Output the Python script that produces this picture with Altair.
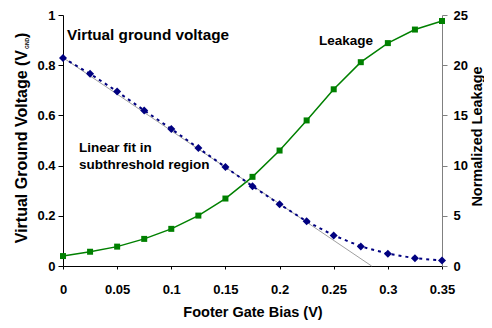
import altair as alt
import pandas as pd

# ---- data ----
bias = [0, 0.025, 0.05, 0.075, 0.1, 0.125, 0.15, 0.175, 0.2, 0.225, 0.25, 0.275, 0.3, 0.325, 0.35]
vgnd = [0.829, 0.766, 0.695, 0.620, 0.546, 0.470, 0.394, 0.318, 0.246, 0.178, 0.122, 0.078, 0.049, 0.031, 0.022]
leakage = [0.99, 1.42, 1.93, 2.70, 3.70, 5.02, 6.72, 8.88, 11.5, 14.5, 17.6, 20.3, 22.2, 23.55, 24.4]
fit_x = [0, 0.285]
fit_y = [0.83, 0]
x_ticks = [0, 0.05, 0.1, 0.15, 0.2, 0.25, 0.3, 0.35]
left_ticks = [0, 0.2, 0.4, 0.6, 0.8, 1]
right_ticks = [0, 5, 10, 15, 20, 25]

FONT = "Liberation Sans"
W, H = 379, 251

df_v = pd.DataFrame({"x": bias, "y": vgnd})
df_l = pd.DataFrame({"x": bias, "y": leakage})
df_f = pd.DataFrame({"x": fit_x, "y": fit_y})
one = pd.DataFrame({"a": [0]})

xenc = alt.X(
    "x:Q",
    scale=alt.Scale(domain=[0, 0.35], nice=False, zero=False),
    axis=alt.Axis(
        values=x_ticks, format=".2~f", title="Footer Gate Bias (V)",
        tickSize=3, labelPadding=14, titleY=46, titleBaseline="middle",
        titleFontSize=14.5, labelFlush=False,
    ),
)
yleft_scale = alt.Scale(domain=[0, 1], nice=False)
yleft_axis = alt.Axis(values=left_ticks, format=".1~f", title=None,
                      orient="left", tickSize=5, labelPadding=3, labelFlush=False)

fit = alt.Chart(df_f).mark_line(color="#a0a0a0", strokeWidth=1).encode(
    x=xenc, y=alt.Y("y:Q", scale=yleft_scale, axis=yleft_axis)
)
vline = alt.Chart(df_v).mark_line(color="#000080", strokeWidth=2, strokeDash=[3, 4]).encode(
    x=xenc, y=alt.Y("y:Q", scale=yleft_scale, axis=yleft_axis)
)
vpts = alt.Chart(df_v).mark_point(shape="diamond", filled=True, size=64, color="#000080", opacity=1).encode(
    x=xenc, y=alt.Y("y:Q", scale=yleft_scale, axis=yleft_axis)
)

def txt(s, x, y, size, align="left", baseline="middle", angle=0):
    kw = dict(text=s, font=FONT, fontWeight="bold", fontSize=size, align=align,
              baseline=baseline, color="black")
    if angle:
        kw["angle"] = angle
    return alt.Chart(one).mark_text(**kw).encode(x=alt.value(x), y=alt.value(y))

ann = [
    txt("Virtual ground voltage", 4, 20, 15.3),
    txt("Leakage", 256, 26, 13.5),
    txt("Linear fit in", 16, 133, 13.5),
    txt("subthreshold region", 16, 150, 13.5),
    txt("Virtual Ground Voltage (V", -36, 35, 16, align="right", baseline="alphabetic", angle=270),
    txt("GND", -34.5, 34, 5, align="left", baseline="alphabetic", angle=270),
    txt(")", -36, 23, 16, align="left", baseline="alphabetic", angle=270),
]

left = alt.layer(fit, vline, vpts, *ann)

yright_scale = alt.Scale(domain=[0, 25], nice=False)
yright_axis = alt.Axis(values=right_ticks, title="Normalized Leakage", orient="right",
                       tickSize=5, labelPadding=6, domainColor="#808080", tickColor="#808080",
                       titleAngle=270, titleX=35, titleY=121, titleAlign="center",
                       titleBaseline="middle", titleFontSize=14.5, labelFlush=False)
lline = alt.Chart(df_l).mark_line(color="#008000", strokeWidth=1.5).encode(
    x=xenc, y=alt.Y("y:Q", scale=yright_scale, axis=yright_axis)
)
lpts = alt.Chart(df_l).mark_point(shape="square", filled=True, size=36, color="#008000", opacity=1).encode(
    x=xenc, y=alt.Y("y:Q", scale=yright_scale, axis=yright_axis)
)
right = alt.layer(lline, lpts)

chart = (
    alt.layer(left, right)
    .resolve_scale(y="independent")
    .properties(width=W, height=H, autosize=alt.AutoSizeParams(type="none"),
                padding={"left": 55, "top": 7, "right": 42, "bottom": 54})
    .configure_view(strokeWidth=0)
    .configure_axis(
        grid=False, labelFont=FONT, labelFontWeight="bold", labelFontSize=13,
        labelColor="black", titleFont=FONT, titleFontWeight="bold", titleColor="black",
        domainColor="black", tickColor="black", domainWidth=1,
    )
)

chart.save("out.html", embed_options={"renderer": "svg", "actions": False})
=-=-=
▸ Exercise description
Return nothing but the lines running from the start of the data to the line with "import pandas as pd", please, both ends included and no pictures.

▸ Solved exercise
Output the Python script that produces this picture with Altair.
import altair as alt
import pandas as pd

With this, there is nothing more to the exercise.